═══ Dataset ═══

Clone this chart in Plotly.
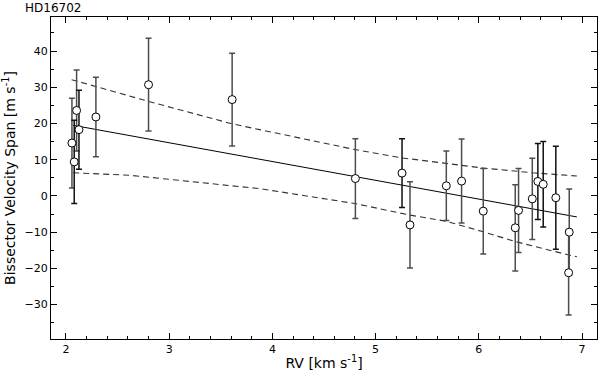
import plotly.graph_objects as go

# bisector span vs RV for HD16702
rv = [2.058, 2.080, 2.103, 2.126, 2.29, 2.80, 3.61, 4.804, 5.256, 5.333, 5.685,
      5.833, 6.043, 6.353, 6.385, 6.518, 6.572, 6.624, 6.746, 6.876, 6.870]
bis = [14.6, 9.4, 23.6, 18.3, 21.8, 30.7, 26.6, 4.8, 6.3, -8.0, 2.8,
       4.1, -4.2, -8.8, -4.0, -0.8, 4.0, 3.2, -0.5, -10.0, -21.2]
bis_err = [12.4, 11.5, 11.2, 10.9, 11.0, 12.8, 12.8, 11.0, 9.5, 11.9, 9.6,
           11.6, 11.8, 11.9, 11.6, 11.2, 10.5, 11.8, 14.2, 11.9, 11.7]
# which bars are drawn in black (the rest are dark grey)
black_bar = [False, True, False, True, False, False, False, False, True, False, False,
             False, False, False, False, False, True, True, True, False, False]

fit_x = [2.07, 6.95]
fit_y = [19.5, -5.8]

upper_x = [2.055, 2.80, 3.61, 4.80, 5.256, 5.685, 6.043, 6.518, 6.95]
upper_y = [32.1, 26.1, 19.9, 12.8, 10.5, 8.9, 7.7, 6.4, 5.5]
lower_x = [2.07, 2.62, 3.88, 4.80, 5.333, 5.685, 6.043, 6.353, 6.87, 6.95]
lower_y = [6.4, 5.7, 2.0, -2.1, -5.3, -7.0, -9.9, -12.6, -16.3, -16.8]

FONT = "DejaVu Sans"

fig = go.Figure()

# confidence band + fit
for xs, ys in [(upper_x, upper_y), (lower_x, lower_y)]:
    fig.add_trace(go.Scatter(x=xs, y=ys, mode="lines", line=dict(color="#333333", width=1.1, dash="6px,4px"),
                             hoverinfo="skip"))
fig.add_trace(go.Scatter(x=fit_x, y=fit_y, mode="lines", line=dict(color="black", width=1), hoverinfo="skip"))

# error bars, two shades
for flag, col in [(False, "#4d4d4d"), (True, "#111111")]:
    idx = [i for i in range(len(rv)) if black_bar[i] == flag]
    fig.add_trace(go.Scatter(
        x=[rv[i] for i in idx], y=[bis[i] for i in idx], mode="markers",
        marker=dict(size=1, color="rgba(0,0,0,0)"),
        error_y=dict(type="data", array=[bis_err[i] for i in idx], color=col, thickness=1.5, width=3),
    ))

# open circles on top
fig.add_trace(go.Scatter(x=rv, y=bis, mode="markers",
                         marker=dict(size=8, color="white", line=dict(color="black", width=1))))

axis_common = dict(
    showline=True, linecolor="black", linewidth=1.2, mirror="allticks",
    ticks="inside", ticklen=6, tickwidth=1, tickcolor="black",
    showgrid=False, zeroline=False,
    tickfont=dict(family=FONT, size=11, color="black"),
)

fig.update_xaxes(range=[1.855, 7.145], dtick=1, tick0=0,
                 minor=dict(ticks="inside", ticklen=3, dtick=0.2, tickcolor="black"),
                 title=dict(text="RV [km s<sup>-1</sup>]", font=dict(family=FONT, size=14, color="black"), standoff=2),
                 automargin=False, **axis_common)
fig.update_yaxes(range=[-39.5, 49.4], dtick=10, tick0=0,
                 minor=dict(ticks="inside", ticklen=3, dtick=5, tickcolor="black"),
                 title=dict(text="Bissector Velocity Span [m s<sup>-1</sup>]",
                            font=dict(family=FONT, size=14, color="black"), standoff=6),
                 automargin=False, **axis_common)

fig.update_layout(
    width=600, height=372,
    margin=dict(l=51, r=3, t=17, b=33),
    paper_bgcolor="white", plot_bgcolor="white",
    showlegend=False,
    title=dict(text="HD16702", font=dict(family=FONT, size=12, color="black"),
               x=25 / 600, xref="container", xanchor="left",
               y=1 - 8 / 372, yref="container", yanchor="middle"),
)

fig.write_html("out.html", config={"displayModeBar": False},
               post_script="document.body.style.margin='0';")
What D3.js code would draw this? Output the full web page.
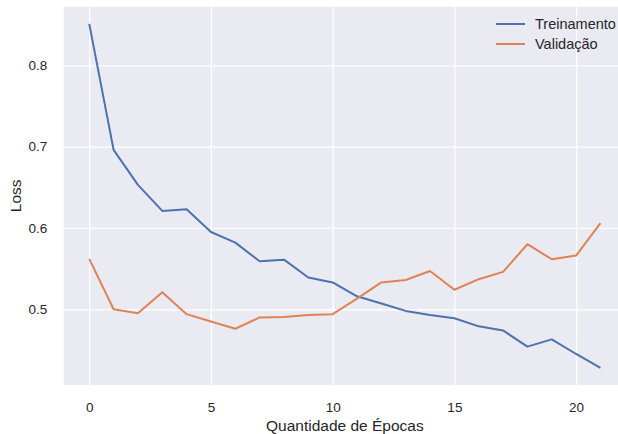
<!DOCTYPE html>
<html>
<head>
<meta charset="utf-8">
<script src="https://cdn.jsdelivr.net/npm/d3@7"></script>
<style>
  body { margin: 0; background: #fff; }
  text { font-family: Arial, "Liberation Sans", sans-serif; fill: #262626; }
</style>
</head>
<body>
<svg id="chart" width="618" height="434"></svg>
<script>
// epochs and loss values
var epochs = d3.range(0, 22);
var treinamento = [0.851, 0.696, 0.653, 0.621, 0.623, 0.595, 0.582, 0.559, 0.561, 0.539, 0.533,
                   0.516, 0.507, 0.498, 0.493, 0.489, 0.479, 0.474, 0.454, 0.463, 0.445, 0.428];
var validacao = [0.562, 0.500, 0.495, 0.521, 0.494, 0.485, 0.476, 0.490, 0.4905, 0.493, 0.494,
                 0.513, 0.533, 0.536, 0.547, 0.524, 0.537, 0.546, 0.580, 0.5615, 0.566, 0.606];
var xTicks = [0, 5, 10, 15, 20];
var yTicks = [0.5, 0.6, 0.7, 0.8];
var seriesNames = ["Treinamento", "Validação"];
var colors = ["#4c72b0", "#dd8452"];

var svg = d3.select("#chart"),
  margin = {top: 6.7, right: -8, bottom: 49, left: 63.7},
  width = +svg.attr("width") - margin.left - margin.right,
  height = +svg.attr("height") - margin.top - margin.bottom,
  g = svg.append("g").attr("transform", "translate(" + margin.left + "," + margin.top + ")");

// matplotlib style 5% padding on both axes
var xExt = d3.extent(epochs), xPad = (xExt[1] - xExt[0]) * 0.05;
var all = treinamento.concat(validacao);
var yExt = d3.extent(all), yPad = (yExt[1] - yExt[0]) * 0.05;

var x = d3.scaleLinear()
  .domain([xExt[0] - xPad, xExt[1] + xPad])
  .range([0, width]);

var y = d3.scaleLinear()
  .domain([yExt[0] - yPad, yExt[1] + yPad])
  .range([height, 0]);

g.append("rect")
  .attr("width", width)
  .attr("height", height)
  .attr("fill", "#eaeaf2");

// gridlines
g.append("g")
  .attr("class", "grid")
  .attr("transform", "translate(0," + height + ")")
  .call(d3.axisBottom(x).tickValues(xTicks).tickSize(-height).tickFormat(""))
  .call(function (s) { s.select(".domain").remove(); });

g.append("g")
  .attr("class", "grid")
  .call(d3.axisLeft(y).tickValues(yTicks).tickSize(-width).tickFormat(""))
  .call(function (s) { s.select(".domain").remove(); });

g.selectAll(".grid line")
  .attr("stroke", "#fff")
  .attr("stroke-width", 1.3);

// tick labels
var xAxis = g.append("g")
  .attr("transform", "translate(0," + height + ")")
  .call(d3.axisBottom(x).tickValues(xTicks).tickSize(0).tickPadding(17).tickFormat(d3.format("d")));
xAxis.select(".domain").remove();

var yAxis = g.append("g")
  .call(d3.axisLeft(y).tickValues(yTicks).tickSize(0).tickPadding(16.5).tickFormat(d3.format(".1f")));
yAxis.select(".domain").remove();

svg.selectAll(".tick text")
  .style("font-size", "13.5px")
  .attr("fill", "#262626");

// lines
var line = d3.line()
  .x(function (d, i) { return x(epochs[i]); })
  .y(function (d) { return y(d); });

[treinamento, validacao].forEach(function (s, i) {
  g.append("path")
    .datum(s)
    .attr("fill", "none")
    .attr("stroke", colors[i])
    .attr("stroke-width", 2)
    .attr("stroke-linejoin", "round")
    .attr("d", line);
});

// axis titles
svg.append("text")
  .attr("x", margin.left + width / 2)
  .attr("y", 431)
  .attr("text-anchor", "middle")
  .style("font-size", "15.5px")
  .text("Quantidade de Épocas");

svg.append("text")
  .attr("transform", "translate(21," + (margin.top + height / 2) + ") rotate(-90)")
  .attr("text-anchor", "middle")
  .style("font-size", "15.5px")
  .text("Loss");

// legend
var legend = svg.append("g");
seriesNames.forEach(function (name, i) {
  var ly = 24 + i * 20;
  legend.append("line")
    .attr("x1", 496).attr("x2", 525)
    .attr("y1", ly).attr("y2", ly)
    .attr("stroke", colors[i])
    .attr("stroke-width", 2);
  legend.append("text")
    .attr("x", 535)
    .attr("y", ly)
    .attr("dy", "0.35em")
    .style("font-size", "14.5px")
    .text(name);
});
</script>
</body>
</html>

═══

- _Goal of the exercise_
Your task is to return the lines above, from the first one up to and including the line containing "fit_y = [19.5, -5.8]", minus any pictures.

- _Response_
Clone this chart in Plotly.
import plotly.graph_objects as go

# bisector span vs RV for HD16702
rv = [2.058, 2.080, 2.103, 2.126, 2.29, 2.80, 3.61, 4.804, 5.256, 5.333, 5.685,
      5.833, 6.043, 6.353, 6.385, 6.518, 6.572, 6.624, 6.746, 6.876, 6.870]
bis = [14.6, 9.4, 23.6, 18.3, 21.8, 30.7, 26.6, 4.8, 6.3, -8.0, 2.8,
       4.1, -4.2, -8.8, -4.0, -0.8, 4.0, 3.2, -0.5, -10.0, -21.2]
bis_err = [12.4, 11.5, 11.2, 10.9, 11.0, 12.8, 12.8, 11.0, 9.5, 11.9, 9.6,
           11.6, 11.8, 11.9, 11.6, 11.2, 10.5, 11.8, 14.2, 11.9, 11.7]
# which bars are drawn in black (the rest are dark grey)
black_bar = [False, True, False, True, False, False, False, False, True, False, False,
             False, False, False, False, False, True, True, True, False, False]

fit_x = [2.07, 6.95]
fit_y = [19.5, -5.8]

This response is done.